La Cassazione però ha riconosciuto che in corso di causa era stato dimostrato che l’azienda aveva messo a disposizione una policy interna chiara, consegnata anche al lavoratore, in cui era specificato che l’impresa poteva effettuare verifiche in presenza di comportamenti anomali. Secondo Viola, il messaggio della Corte è semplice: «I controlli sono legittimi se l’azienda informa correttamente i dipendenti su come funzionano gli strumenti che usa e su quando possono essere effettuate le verifiche, e se queste verifiche servono a tutelare l’organizzazione o a far rispettare le regole disciplinari».
Rottura del vincolo fiduciario anche senza danno economico
La valutazione della condotta del dipendente, afferma Viola, è stata complessiva: «Gli accessi abusivi, la trasmissione non autorizzata di dati, l’uso del tempo lavorativo per attività estranee e la piena consapevolezza delle violazioni hanno portato la Cassazione a ritenere irrimediabilmente compromesso il vincolo fiduciario». «Non è necessario — precisa — che vi sia un danno economico effettivo: basta il rischio concreto di sanzioni e il pregiudizio alla reputazione dell’azienda».
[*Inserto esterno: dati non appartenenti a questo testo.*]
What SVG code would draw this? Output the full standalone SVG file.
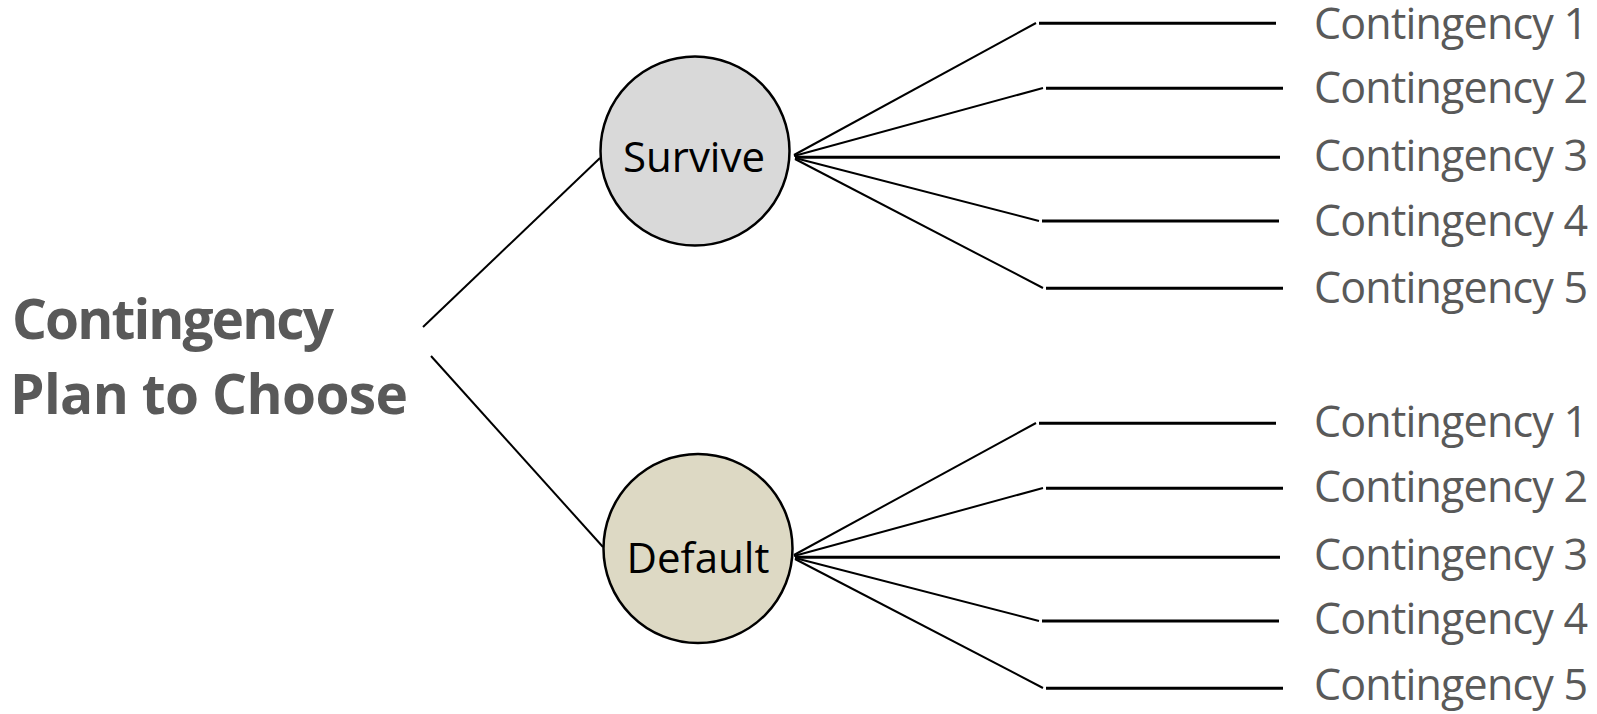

Il patrimonio informativo come “bene aziendale primario”
Viola sottolinea che questo è uno dei punti più rilevanti della sentenza. «La Corte», spiega, «ribadisce una tendenza ormai evidente: i dati e le informazioni che l’azienda gestisce sono considerati un vero e proprio patrimonio, importante quanto gli altri beni dell’impresa».
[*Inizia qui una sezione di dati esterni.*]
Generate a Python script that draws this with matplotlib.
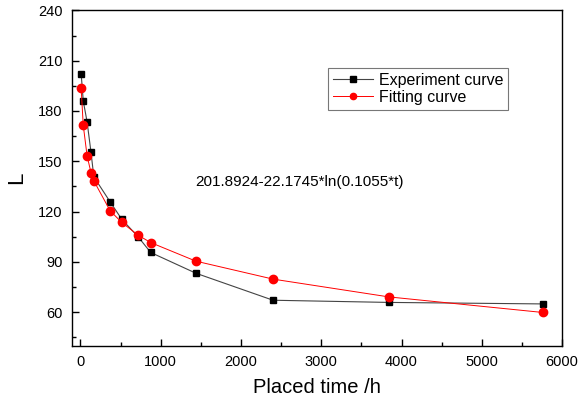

In pratica significa che, secondo i giudici, anche solo mettere a rischio questo patrimonio — senza che si sia verificato un danno effettivo — rappresenta una violazione molto grave degli obblighi del lavoratore. Non servono quindi perdite economiche concrete: basta aver esposto l’azienda al pericolo di sanzioni o danni reputazionali perché si possa parlare di compromissione del rapporto di fiducia.
Controlli anche su dati precedenti alle anomalie
La sentenza inoltre introduce un altro elemento rilevante: «Il datore di lavoro può utilizzare anche dati anteriori al momento in cui emergono le anomalie, purché l’intero sistema informativo aziendale sia trasparente e informi correttamente di questa possibilità».
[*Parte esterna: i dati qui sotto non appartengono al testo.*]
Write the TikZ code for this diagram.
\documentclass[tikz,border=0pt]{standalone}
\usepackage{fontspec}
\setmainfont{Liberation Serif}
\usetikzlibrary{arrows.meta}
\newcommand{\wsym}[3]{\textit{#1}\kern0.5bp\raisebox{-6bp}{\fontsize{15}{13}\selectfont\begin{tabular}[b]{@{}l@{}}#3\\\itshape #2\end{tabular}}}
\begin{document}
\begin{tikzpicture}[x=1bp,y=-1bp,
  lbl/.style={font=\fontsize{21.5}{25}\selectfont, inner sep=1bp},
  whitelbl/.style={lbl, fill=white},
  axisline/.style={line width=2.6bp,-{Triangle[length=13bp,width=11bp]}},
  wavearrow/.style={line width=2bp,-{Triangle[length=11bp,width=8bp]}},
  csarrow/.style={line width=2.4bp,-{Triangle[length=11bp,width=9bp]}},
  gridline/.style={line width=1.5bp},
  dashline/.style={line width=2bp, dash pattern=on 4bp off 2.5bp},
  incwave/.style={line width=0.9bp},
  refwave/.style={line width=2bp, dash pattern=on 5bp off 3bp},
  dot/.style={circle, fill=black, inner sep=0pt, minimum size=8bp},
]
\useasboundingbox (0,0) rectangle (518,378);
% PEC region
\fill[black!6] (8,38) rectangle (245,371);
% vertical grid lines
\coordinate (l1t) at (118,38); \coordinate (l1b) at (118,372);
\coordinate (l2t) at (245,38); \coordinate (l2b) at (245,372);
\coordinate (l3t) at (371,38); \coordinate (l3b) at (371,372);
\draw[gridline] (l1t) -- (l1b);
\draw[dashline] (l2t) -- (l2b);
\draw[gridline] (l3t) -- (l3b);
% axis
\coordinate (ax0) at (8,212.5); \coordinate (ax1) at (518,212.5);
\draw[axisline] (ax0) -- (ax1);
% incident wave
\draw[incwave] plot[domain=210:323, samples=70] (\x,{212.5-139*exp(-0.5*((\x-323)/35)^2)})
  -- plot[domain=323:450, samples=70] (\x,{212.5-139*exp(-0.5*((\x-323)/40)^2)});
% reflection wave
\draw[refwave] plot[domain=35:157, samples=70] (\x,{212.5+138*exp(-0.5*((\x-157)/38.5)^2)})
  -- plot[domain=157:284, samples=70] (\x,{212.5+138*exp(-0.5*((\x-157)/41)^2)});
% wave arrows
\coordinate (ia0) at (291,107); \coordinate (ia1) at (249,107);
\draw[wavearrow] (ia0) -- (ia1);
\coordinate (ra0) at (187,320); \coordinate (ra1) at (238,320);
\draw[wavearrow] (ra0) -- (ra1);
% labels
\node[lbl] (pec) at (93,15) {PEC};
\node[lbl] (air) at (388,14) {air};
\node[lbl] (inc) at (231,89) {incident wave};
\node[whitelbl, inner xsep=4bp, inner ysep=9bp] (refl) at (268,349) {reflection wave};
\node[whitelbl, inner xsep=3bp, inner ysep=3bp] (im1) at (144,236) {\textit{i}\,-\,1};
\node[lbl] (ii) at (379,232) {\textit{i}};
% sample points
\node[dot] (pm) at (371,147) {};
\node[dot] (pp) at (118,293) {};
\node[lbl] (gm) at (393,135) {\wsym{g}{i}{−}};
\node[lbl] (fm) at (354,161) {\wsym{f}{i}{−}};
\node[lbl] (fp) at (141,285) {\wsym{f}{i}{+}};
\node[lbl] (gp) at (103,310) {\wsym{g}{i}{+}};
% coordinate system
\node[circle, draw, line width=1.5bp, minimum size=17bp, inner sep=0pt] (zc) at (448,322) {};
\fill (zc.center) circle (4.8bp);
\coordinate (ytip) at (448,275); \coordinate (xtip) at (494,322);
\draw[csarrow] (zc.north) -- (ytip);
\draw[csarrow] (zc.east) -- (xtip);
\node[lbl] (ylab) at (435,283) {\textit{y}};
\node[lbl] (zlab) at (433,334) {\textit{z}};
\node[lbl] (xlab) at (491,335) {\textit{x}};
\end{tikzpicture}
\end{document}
«Nel complesso», conclude l’avvocato, «la Cassazione rafforza l’idea che la tutela del patrimonio informativo sia uno degli assi portanti del rapporto di lavoro moderno. Le aziende devono dotarsi di regole e procedure solide, mentre i lavoratori devono essere consapevoli che l’uso improprio degli strumenti aziendali — soprattutto quando coinvolge dati personali — può integrare una violazione potenzialmente espulsiva». Una pronuncia che, secondo Viola, «non è solo un precedente, ma un ulteriore tassello nello sviluppo di un diritto disciplinare adattato alle tecnologie digitali e ai nuovi rischi dell’impresa».